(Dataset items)
########################################

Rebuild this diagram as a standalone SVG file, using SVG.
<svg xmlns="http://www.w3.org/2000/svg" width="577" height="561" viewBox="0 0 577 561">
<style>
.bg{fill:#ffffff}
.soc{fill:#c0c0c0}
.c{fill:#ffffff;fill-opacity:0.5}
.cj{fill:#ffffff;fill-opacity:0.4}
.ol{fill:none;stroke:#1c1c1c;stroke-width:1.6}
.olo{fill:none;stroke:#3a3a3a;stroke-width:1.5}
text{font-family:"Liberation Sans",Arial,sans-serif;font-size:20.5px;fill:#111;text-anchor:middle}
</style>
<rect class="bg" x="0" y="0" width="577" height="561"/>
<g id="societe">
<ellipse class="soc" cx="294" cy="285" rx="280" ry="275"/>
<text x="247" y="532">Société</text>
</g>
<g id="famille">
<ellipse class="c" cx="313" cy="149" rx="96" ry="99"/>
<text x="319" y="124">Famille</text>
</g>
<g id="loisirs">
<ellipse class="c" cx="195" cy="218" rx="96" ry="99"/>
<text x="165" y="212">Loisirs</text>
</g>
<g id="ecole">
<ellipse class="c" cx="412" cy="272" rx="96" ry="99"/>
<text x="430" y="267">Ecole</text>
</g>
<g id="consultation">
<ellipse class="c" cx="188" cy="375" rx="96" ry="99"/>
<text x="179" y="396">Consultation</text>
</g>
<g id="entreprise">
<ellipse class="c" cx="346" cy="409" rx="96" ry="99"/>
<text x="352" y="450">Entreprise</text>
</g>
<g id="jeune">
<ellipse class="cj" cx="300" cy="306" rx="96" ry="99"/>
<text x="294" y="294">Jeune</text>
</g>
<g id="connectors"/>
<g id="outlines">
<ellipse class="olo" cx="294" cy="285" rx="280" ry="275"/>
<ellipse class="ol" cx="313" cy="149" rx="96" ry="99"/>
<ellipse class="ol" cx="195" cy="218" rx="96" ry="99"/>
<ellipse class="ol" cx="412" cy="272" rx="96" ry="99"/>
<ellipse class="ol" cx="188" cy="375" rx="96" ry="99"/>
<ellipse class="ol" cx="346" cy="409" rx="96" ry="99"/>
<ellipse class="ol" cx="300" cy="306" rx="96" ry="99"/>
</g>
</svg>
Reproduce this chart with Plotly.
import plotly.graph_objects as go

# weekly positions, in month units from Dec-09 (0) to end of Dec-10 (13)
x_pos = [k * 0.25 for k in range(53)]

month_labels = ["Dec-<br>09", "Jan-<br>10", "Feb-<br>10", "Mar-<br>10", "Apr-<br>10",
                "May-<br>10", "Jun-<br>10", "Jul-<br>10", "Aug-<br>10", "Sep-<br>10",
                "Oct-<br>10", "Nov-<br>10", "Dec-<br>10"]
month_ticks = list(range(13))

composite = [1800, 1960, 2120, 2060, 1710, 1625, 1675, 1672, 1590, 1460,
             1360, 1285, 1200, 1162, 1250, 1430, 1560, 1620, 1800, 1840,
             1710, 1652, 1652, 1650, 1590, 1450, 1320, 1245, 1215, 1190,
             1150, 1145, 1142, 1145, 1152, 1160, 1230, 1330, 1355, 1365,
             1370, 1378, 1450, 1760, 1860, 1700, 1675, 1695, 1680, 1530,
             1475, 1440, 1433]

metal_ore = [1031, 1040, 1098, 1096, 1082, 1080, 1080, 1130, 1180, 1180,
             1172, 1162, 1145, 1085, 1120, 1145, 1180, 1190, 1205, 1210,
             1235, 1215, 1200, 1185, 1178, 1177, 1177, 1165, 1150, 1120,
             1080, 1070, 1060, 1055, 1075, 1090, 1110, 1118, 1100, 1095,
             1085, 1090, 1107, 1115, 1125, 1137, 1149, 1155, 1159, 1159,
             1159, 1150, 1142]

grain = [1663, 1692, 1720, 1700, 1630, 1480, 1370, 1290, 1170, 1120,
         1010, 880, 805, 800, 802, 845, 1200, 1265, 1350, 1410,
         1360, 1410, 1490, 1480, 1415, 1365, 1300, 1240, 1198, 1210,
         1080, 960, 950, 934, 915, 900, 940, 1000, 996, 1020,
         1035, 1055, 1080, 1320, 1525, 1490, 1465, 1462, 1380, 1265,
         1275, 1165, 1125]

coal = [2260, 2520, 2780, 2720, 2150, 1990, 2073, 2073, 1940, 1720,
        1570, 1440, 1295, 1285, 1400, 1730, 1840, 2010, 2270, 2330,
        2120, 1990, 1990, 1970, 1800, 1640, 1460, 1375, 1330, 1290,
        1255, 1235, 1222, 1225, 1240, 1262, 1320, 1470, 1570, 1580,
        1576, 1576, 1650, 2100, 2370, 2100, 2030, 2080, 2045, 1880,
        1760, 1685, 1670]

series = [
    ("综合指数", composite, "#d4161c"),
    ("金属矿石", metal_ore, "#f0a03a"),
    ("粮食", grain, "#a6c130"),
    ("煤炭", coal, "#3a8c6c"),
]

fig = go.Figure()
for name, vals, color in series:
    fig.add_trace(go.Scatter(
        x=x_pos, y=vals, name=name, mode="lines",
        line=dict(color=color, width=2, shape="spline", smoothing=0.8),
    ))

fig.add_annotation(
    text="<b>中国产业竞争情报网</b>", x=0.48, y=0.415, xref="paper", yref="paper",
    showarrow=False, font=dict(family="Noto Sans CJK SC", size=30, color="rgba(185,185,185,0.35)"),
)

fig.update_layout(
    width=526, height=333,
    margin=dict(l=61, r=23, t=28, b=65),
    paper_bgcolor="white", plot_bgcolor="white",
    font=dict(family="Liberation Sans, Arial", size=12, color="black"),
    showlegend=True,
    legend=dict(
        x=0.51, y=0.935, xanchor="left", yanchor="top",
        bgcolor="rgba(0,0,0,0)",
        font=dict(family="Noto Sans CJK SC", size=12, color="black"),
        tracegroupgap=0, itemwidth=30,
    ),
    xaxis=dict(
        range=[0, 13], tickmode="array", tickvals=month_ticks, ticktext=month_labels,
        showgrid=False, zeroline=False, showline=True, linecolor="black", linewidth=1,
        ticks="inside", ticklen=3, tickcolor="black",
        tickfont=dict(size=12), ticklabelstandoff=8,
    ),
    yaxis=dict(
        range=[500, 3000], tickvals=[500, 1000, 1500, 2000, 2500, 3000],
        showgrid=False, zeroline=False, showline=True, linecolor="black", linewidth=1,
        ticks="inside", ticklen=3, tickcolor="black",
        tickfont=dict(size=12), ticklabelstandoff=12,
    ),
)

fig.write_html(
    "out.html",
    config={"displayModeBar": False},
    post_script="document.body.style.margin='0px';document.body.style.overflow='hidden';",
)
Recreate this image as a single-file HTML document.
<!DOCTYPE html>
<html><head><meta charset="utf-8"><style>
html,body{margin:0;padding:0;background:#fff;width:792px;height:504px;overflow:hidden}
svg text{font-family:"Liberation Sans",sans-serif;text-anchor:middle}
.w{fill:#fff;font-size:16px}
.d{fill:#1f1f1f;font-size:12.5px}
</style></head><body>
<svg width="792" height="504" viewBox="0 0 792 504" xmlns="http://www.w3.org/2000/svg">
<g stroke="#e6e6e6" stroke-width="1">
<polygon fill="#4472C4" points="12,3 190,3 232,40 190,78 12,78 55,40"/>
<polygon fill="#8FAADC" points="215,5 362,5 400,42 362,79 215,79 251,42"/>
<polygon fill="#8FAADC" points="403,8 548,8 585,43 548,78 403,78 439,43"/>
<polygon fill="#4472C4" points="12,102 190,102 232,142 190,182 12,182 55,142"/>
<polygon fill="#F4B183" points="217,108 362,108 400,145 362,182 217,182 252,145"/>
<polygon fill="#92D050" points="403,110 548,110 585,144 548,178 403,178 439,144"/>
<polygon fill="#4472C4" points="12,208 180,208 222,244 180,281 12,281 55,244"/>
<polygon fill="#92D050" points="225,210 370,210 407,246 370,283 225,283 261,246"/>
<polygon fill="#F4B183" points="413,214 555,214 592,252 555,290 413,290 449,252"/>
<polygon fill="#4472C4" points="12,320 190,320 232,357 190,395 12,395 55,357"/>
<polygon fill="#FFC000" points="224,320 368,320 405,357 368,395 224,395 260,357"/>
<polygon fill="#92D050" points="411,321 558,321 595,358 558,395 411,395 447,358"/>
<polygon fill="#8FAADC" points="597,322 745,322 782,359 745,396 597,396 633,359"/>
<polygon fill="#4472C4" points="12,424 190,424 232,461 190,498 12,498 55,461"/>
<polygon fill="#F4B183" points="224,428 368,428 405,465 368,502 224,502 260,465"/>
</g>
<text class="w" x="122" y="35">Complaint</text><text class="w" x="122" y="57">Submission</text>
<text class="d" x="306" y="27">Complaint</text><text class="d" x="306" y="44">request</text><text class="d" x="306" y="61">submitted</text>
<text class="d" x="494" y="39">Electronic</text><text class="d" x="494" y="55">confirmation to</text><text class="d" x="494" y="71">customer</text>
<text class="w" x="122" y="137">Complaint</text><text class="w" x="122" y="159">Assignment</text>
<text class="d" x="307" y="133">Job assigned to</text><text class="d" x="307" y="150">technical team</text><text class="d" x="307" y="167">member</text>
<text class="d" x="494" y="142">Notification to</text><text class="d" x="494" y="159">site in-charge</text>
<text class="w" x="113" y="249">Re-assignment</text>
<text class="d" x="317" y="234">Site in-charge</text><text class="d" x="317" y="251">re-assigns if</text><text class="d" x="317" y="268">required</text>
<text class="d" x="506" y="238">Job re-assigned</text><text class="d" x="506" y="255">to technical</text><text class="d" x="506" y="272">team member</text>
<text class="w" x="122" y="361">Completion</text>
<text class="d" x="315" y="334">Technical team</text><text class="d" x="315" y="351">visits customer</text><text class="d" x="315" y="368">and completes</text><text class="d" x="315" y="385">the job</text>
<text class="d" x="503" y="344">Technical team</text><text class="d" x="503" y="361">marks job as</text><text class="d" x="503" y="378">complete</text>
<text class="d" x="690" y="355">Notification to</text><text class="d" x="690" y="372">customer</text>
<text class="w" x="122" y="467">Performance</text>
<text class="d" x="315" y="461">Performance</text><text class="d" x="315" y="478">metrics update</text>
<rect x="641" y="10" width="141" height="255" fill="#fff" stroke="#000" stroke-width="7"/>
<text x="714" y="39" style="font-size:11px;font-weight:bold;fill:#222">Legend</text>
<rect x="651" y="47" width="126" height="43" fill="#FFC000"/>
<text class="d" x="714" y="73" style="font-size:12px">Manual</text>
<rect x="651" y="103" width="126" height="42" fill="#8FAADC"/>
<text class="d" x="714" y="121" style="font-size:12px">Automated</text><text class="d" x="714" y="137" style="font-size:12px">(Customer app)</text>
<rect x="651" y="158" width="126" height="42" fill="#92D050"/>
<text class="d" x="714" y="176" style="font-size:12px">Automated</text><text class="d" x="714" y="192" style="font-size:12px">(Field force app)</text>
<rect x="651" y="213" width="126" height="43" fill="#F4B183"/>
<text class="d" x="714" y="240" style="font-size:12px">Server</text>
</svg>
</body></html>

########################################

Task directions >> From the line containing "Reproduce this chart with Plotly." down to the line containing "month_ticks = list(range(13))" in the material above, reproduce every line exactly, including the two end lines.

Response to this exercise >>
Reproduce this chart with Plotly.
import plotly.graph_objects as go

# weekly positions, in month units from Dec-09 (0) to end of Dec-10 (13)
x_pos = [k * 0.25 for k in range(53)]

month_labels = ["Dec-<br>09", "Jan-<br>10", "Feb-<br>10", "Mar-<br>10", "Apr-<br>10",
                "May-<br>10", "Jun-<br>10", "Jul-<br>10", "Aug-<br>10", "Sep-<br>10",
                "Oct-<br>10", "Nov-<br>10", "Dec-<br>10"]
month_ticks = list(range(13))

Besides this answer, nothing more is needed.